The main criticism of FFP and related rules is that they tie spending power to revenue. This creates a structural advantage for clubs that already have large commercial reach and global support. Real Madrid, Manchester United, Bayern Munich, and similar clubs entered the FFP era with strong financial foundations. Their revenue came from large stadiums, international sponsorships, global fan bases, and regular Champions League participation. Because FFP allows clubs to spend what they earn, these clubs were able to maintain or expand dominance without needing additional external investment. They could grow simply by continuing to win.
The effect on ambitious challengers was very different. Clubs that wanted to break into the elite faced a closed financial loop. To compete, they needed higher revenue. To increase revenue, they needed to qualify for major competitions, attract commercial deals, and build global recognition. However, they could not reliably achieve those conditions without investing first. The rules made that initial leap significantly harder. This is the revenue paradox that critics focus on: spending requires success, and success requires spending.
Examples are clear. Arsenal’s financial model after the Emirates Stadium construction required controlled spending to service long-term debt. This limited their ability to keep pace with Manchester City and Chelsea during the early 2010s. AC Milan’s decline after the end of the Berlusconi era followed a similar pattern.

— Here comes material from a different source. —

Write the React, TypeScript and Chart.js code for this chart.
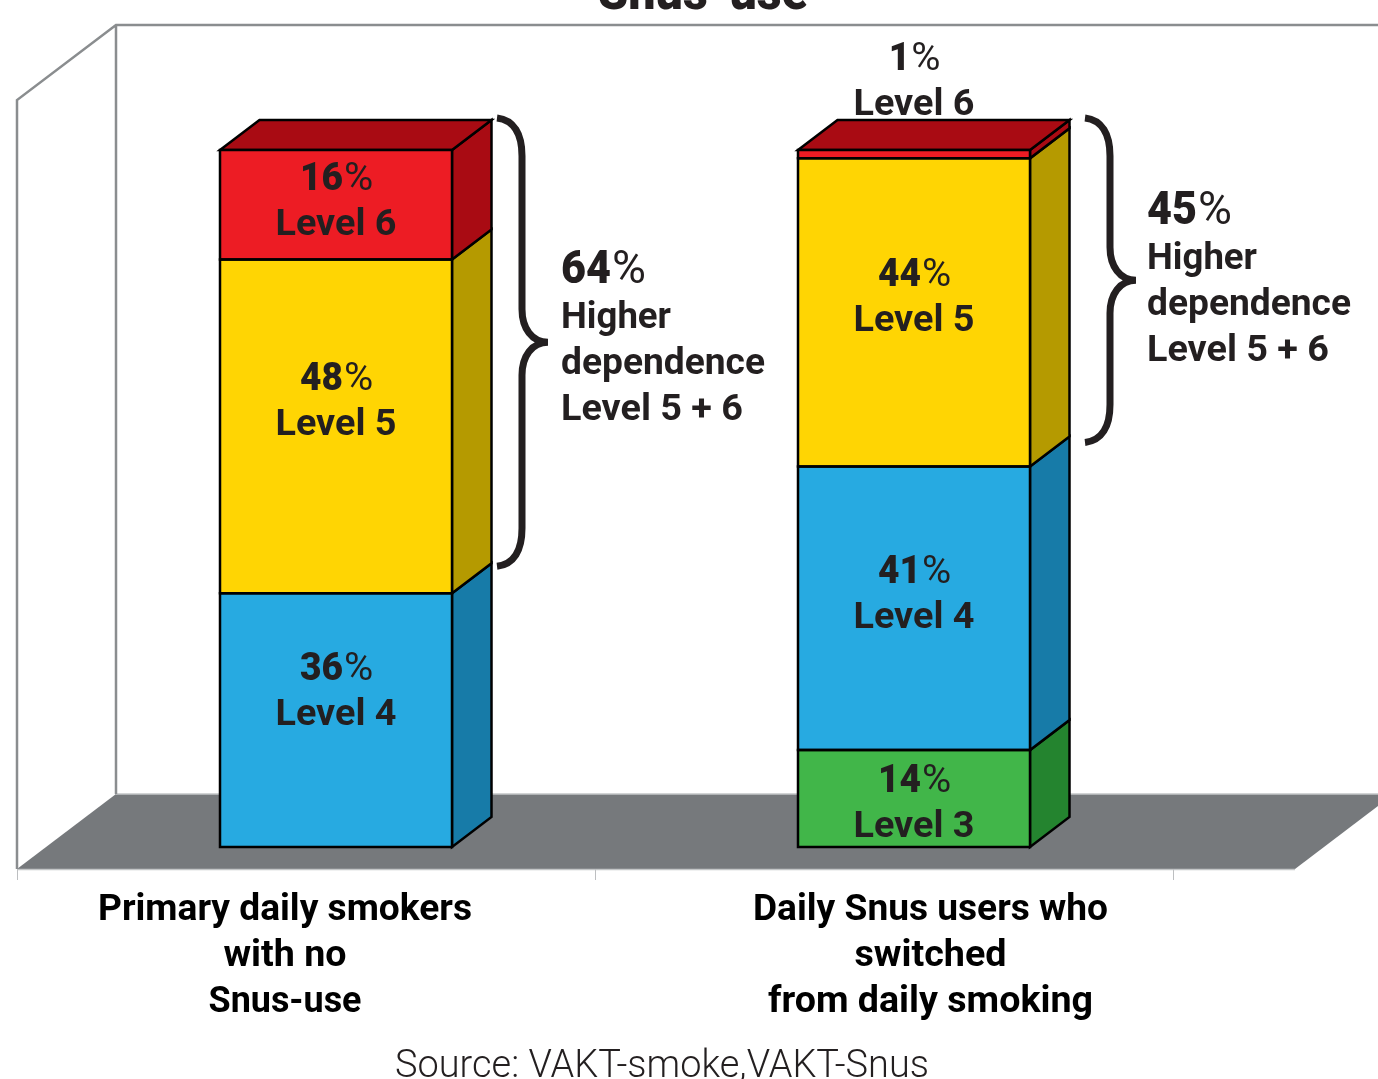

The club did not have enough commercial strength to sustain elite-level wage and transfer spending. Valencia’s stalled stadium project and inconsistent revenue prevented the club from maintaining the level required to stay among Spain’s top sides.
Meanwhile, a small group of state-backed or sovereign-capital clubs complicated the picture. Manchester City and Paris Saint-Germain, backed by state-linked ownership groups, were able to increase commercial revenue through expanded sponsorship networks that aligned with those ownership structures. These increases passed regulatory tests, but they raised questions about how far commercial income should be considered independent of ownership influence. Newcastle United is now developing along a similar pattern, though at a slower pace under closer monitoring. These cases show how new wealth can still enter the game, but only when supported by a broader financial strategy that fits within the regulatory framework.
Another significant criticism concerns creative accounting and contract structures. Transfer fees can be amortised over long contracts, which spreads costs and allows higher spending while still fitting within break-even limits. Sponsorship agreements with companies linked to ownership groups can be valued at levels that raise debate about whether the revenue reflects market value. These methods are legal when approved by regulators, but they highlight how clubs with more financial expertise and corporate structure can operate more flexibly than those relying on simpler revenue models.
There are also major differences between leagues. The Premier League benefits from a large global broadcast market, which gives even mid-table clubs revenue levels that exceed many Champions League participants in smaller leagues. La Liga and Serie A have smaller commercial markets and have also imposed stricter domestic cost controls. These internal financial regulations have stabilised clubs but often reduced their ability to retain top players or reinvest competitively. As a result, the Premier League’s financial power has widened the competitive gap across Europe.
Finally, enforcement timing has often been slow. Investigations and appeals can take years. Punishments may arrive after sporting advantages have already been realized. This delay makes regulation appear reactive rather than preventative, and it affects the perception of fairness.
Recent adjustments have changed the form of regulation, but not the foundation. The Premier League’s Profit and Sustainability Rules focus on limiting acceptable financial losses across a three-year period. These rules are enforced through regular monitoring and can result in direct sporting penalties. Everton and Nottingham Forest both received point deductions for breaching loss limits, and Leicester City faced similar consequences. The Premier League model places emphasis on immediate accountability.
UEFA replaced the original break-even model with the Financial Sustainability Regulations. These rules limit spending on squad costs to a percentage of a club’s revenue. The cap is designed to link investment capacity to financial performance in a measurable and enforceable way. The system is being phased in gradually, with the spending cap tightening over time. The goal is to prevent wage and transfer spending from rising faster than revenue growth.
Both PSR and FSR are intended to be clearer and more responsive than the original FFP structure. They allow regulators to intervene earlier and reduce the likelihood of long-running investigations. However, the core principle remains unchanged. Spending limits scale with revenue. Clubs with higher revenue retain greater flexibility, while clubs with lower revenue remain limited in how quickly they can grow.
This means the financial hierarchy remains intact. The newer rules provide better control of financial risk, but they do not address the underlying imbalance in the distribution of football revenue across leagues and clubs. Stability has increased, but competitive mobility remains rather restricted.
FFP and its successors achieved their main goal: reducing unsustainable losses, encouraging long-term planning, and creating financial stability for clubs. However, by tying spending power to revenue, they entrenched the advantages of already wealthy clubs, making it difficult for rising teams to challenge the established elite. New regulations like the Premier League’s PSR and UEFA’s FSR improve monitoring and enforcement but do not change this dynamic, higher revenue still allows higher spending. As a result, European football is financially stable, yet still structurally stratified, with competitive mobility limited and the hierarchy largely protected by the very rules designed to ensure club health.